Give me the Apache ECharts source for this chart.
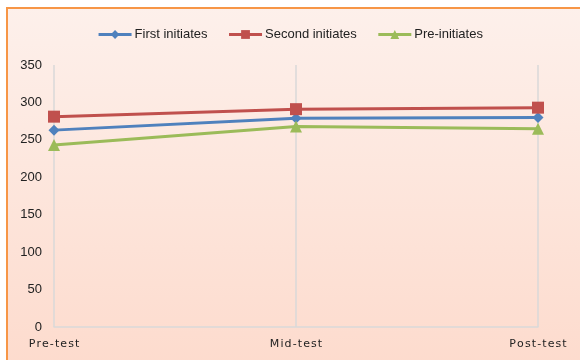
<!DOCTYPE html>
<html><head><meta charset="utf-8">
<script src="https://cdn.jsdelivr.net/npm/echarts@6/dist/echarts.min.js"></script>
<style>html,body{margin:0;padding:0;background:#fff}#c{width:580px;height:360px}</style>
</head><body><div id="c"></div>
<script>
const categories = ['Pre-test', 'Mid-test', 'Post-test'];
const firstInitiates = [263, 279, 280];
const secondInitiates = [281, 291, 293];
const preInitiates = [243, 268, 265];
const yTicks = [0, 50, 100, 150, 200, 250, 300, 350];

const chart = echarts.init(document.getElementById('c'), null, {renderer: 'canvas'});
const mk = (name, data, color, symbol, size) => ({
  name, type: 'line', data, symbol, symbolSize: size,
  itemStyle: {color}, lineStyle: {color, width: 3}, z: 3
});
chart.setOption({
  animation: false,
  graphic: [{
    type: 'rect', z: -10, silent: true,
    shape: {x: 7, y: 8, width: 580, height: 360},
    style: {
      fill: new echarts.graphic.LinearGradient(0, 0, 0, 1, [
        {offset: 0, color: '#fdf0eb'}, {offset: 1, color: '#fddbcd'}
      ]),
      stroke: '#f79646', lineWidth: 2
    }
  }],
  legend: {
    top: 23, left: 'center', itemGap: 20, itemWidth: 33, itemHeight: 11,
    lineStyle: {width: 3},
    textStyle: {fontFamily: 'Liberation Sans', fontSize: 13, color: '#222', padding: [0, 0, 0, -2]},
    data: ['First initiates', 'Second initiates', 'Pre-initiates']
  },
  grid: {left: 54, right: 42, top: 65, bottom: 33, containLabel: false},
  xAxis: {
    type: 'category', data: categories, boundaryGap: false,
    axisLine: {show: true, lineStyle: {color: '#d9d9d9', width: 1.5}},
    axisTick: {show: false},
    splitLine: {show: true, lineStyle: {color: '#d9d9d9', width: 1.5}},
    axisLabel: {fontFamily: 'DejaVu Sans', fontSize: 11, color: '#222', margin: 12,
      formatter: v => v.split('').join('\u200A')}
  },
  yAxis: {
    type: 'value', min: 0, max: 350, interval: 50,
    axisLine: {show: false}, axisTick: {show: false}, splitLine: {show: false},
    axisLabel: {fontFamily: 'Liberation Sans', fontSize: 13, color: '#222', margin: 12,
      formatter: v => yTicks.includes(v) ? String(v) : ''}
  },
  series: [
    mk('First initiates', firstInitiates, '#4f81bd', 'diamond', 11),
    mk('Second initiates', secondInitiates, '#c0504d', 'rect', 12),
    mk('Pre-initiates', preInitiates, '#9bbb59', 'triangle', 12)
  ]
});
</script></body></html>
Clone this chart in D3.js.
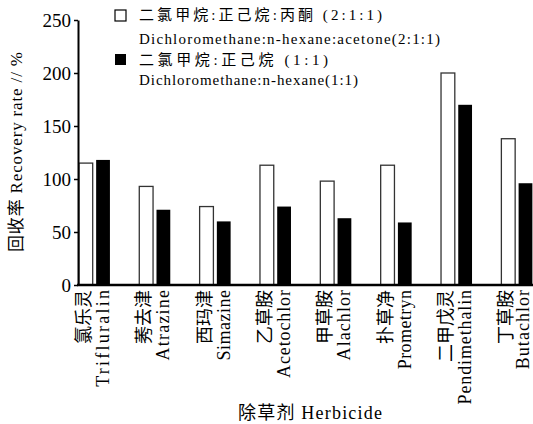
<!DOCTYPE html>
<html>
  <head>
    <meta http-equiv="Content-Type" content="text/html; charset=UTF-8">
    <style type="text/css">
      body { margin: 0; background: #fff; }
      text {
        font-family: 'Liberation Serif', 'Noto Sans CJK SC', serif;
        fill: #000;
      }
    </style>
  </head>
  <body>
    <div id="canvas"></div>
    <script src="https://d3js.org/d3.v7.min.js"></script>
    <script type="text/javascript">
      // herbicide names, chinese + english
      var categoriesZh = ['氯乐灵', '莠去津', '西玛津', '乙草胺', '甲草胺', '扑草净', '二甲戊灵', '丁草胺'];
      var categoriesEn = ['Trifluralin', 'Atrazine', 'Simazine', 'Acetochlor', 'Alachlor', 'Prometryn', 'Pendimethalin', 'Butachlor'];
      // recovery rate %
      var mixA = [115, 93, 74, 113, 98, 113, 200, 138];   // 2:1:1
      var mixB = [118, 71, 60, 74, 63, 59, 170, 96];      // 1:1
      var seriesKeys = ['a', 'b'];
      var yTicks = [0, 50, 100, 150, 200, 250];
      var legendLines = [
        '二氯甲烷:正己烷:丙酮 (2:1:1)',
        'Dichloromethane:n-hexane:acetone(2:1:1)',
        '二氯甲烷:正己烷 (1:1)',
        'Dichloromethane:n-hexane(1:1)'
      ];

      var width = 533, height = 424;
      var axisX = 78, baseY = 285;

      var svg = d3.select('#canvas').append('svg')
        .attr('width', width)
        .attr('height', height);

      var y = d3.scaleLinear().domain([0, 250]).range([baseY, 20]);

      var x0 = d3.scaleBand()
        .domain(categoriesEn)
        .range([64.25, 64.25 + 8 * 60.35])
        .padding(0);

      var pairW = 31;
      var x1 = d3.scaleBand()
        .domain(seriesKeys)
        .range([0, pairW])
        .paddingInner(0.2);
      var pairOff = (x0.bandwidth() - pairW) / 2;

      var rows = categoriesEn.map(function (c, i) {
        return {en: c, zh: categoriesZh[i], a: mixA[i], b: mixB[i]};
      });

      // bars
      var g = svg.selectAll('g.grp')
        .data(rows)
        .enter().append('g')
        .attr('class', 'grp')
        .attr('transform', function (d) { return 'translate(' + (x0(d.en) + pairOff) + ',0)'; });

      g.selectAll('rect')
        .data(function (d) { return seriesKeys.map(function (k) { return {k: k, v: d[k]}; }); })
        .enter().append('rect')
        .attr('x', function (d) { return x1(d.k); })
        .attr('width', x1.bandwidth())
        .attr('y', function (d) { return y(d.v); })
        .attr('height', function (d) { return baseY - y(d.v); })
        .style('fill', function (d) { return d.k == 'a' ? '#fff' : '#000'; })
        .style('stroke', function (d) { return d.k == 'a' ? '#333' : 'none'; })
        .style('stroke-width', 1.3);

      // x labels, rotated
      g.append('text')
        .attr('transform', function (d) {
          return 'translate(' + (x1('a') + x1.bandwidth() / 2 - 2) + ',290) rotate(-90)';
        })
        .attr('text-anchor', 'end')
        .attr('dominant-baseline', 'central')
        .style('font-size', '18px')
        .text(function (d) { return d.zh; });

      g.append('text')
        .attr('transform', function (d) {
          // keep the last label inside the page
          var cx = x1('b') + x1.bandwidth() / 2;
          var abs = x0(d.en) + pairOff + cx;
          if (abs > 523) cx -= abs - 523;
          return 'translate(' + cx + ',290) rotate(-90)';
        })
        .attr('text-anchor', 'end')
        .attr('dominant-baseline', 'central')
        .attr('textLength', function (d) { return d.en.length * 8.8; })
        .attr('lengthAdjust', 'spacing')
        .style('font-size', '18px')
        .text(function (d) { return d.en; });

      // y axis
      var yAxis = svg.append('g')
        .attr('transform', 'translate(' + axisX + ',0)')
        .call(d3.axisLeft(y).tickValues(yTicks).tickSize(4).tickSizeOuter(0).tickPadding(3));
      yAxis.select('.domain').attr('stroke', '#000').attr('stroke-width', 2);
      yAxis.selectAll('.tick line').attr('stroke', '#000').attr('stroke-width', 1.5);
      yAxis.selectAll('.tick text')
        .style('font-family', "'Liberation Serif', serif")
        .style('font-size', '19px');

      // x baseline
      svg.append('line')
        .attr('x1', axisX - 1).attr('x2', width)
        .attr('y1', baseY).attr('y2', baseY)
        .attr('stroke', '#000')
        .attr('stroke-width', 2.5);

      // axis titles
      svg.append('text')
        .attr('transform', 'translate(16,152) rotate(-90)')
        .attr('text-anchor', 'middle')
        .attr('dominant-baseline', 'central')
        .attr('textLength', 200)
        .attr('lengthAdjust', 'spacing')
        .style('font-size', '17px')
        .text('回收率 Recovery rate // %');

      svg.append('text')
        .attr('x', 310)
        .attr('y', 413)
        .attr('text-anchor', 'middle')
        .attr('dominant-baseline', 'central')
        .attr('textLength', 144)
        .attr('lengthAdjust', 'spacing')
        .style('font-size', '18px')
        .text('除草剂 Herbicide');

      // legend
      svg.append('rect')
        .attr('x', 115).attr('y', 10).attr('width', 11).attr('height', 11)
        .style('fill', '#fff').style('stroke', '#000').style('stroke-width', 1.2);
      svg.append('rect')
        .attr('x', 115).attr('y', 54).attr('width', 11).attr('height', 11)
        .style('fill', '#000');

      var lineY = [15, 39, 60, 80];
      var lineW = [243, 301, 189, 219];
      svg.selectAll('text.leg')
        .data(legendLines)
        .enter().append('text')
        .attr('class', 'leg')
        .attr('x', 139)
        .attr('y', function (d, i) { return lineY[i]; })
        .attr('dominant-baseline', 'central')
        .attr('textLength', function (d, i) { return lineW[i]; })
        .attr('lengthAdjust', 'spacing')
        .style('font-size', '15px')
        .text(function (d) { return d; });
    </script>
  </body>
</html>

* * *

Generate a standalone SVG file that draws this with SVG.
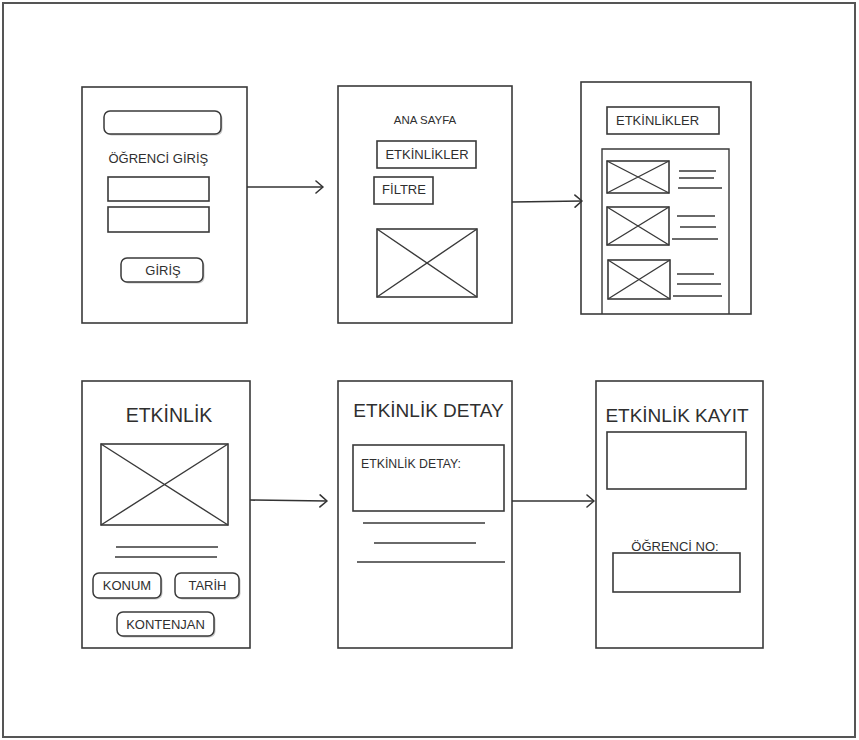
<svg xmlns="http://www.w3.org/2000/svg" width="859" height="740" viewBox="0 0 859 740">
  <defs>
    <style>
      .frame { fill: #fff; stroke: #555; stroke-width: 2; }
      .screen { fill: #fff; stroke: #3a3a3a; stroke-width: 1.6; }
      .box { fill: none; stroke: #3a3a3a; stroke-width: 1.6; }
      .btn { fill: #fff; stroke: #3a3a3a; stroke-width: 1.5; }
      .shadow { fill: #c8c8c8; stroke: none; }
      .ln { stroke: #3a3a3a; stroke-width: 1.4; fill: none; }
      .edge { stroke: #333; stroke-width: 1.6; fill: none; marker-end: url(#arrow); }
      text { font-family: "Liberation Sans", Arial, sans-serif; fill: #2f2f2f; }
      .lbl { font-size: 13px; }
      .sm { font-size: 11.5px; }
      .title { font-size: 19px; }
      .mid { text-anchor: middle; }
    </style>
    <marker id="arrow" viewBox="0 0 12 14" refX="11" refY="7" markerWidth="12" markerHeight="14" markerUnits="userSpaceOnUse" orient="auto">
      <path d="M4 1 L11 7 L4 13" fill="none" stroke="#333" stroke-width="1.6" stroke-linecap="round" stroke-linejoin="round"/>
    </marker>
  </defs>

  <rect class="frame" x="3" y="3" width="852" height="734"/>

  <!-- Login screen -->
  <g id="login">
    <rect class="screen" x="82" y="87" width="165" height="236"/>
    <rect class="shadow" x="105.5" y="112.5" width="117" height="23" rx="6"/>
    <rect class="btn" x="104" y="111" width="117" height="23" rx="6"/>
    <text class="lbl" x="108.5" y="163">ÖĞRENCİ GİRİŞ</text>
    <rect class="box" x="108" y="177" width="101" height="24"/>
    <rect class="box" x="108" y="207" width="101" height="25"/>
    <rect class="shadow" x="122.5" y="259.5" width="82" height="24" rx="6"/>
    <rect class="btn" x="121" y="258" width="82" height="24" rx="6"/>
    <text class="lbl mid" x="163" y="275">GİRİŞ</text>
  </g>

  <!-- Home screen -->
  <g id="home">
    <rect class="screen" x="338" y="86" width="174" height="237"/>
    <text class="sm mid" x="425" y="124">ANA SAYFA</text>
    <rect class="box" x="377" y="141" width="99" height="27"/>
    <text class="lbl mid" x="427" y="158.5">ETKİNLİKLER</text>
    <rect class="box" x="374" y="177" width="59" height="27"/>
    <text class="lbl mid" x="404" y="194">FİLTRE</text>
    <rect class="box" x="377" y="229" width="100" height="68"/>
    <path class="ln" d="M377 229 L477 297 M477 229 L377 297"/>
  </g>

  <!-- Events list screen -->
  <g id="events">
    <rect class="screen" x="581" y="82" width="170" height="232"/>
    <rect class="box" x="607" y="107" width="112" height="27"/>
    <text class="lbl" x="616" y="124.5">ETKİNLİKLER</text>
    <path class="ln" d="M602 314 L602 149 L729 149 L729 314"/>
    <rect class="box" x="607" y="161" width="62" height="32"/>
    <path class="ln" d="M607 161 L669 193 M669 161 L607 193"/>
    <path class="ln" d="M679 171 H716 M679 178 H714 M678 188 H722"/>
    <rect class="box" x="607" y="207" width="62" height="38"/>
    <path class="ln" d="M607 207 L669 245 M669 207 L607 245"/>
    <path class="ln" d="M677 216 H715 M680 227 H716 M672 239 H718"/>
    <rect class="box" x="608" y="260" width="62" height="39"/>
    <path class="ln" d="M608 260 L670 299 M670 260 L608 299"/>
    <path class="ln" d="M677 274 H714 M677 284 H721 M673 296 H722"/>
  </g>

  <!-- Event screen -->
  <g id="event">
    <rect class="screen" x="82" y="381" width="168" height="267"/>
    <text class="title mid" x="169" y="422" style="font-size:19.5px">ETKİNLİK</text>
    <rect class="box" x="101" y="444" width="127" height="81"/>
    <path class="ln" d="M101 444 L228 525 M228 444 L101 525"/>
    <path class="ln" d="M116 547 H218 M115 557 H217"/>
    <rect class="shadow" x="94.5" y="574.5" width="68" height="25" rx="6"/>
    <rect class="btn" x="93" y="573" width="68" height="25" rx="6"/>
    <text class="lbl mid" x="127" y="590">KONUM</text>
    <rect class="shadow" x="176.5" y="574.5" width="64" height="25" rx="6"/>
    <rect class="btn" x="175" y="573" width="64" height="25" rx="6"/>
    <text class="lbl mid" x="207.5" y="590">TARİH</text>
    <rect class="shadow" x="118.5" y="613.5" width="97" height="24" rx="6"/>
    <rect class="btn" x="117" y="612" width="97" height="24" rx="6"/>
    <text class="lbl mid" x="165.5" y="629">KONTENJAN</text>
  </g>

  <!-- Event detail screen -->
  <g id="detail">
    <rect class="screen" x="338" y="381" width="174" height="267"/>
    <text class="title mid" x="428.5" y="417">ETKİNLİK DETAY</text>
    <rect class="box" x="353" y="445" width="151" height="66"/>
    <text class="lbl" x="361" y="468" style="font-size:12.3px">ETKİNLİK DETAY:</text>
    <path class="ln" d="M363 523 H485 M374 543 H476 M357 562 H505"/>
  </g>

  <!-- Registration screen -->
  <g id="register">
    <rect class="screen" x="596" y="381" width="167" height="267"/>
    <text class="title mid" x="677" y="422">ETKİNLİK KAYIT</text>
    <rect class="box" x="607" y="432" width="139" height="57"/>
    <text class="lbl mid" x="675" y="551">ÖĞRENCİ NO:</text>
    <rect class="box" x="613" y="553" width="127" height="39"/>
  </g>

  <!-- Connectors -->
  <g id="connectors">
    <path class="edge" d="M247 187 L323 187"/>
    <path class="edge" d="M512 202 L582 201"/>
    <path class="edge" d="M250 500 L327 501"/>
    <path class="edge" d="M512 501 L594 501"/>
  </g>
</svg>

---

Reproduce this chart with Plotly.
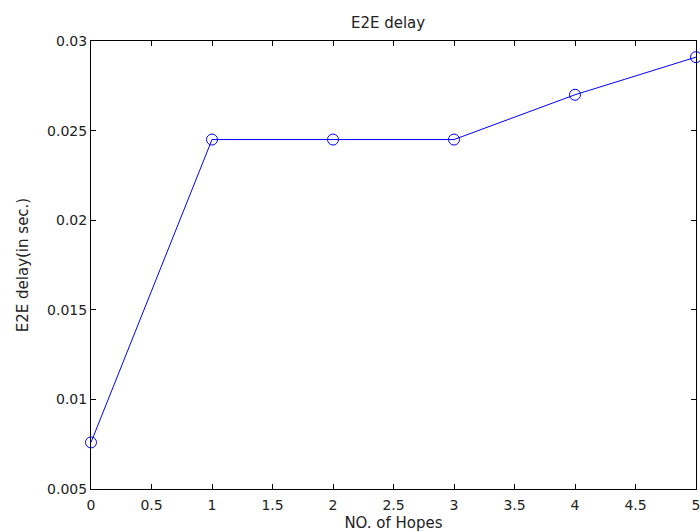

→ What is required:
Your first line is the one with "Give me the", and your last is the one with "const yTicks = [0, 50, 100, 150, 200, 250, 300, 350];". Copy those and every line between them exactly, without any pictures.

→ Written solution:
Give me the Apache ECharts source for this chart.
<!DOCTYPE html>
<html><head><meta charset="utf-8">
<script src="https://cdn.jsdelivr.net/npm/echarts@6/dist/echarts.min.js"></script>
<style>html,body{margin:0;padding:0;background:#fff}#c{width:580px;height:360px}</style>
</head><body><div id="c"></div>
<script>
const categories = ['Pre-test', 'Mid-test', 'Post-test'];
const firstInitiates = [263, 279, 280];
const secondInitiates = [281, 291, 293];
const preInitiates = [243, 268, 265];
const yTicks = [0, 50, 100, 150, 200, 250, 300, 350];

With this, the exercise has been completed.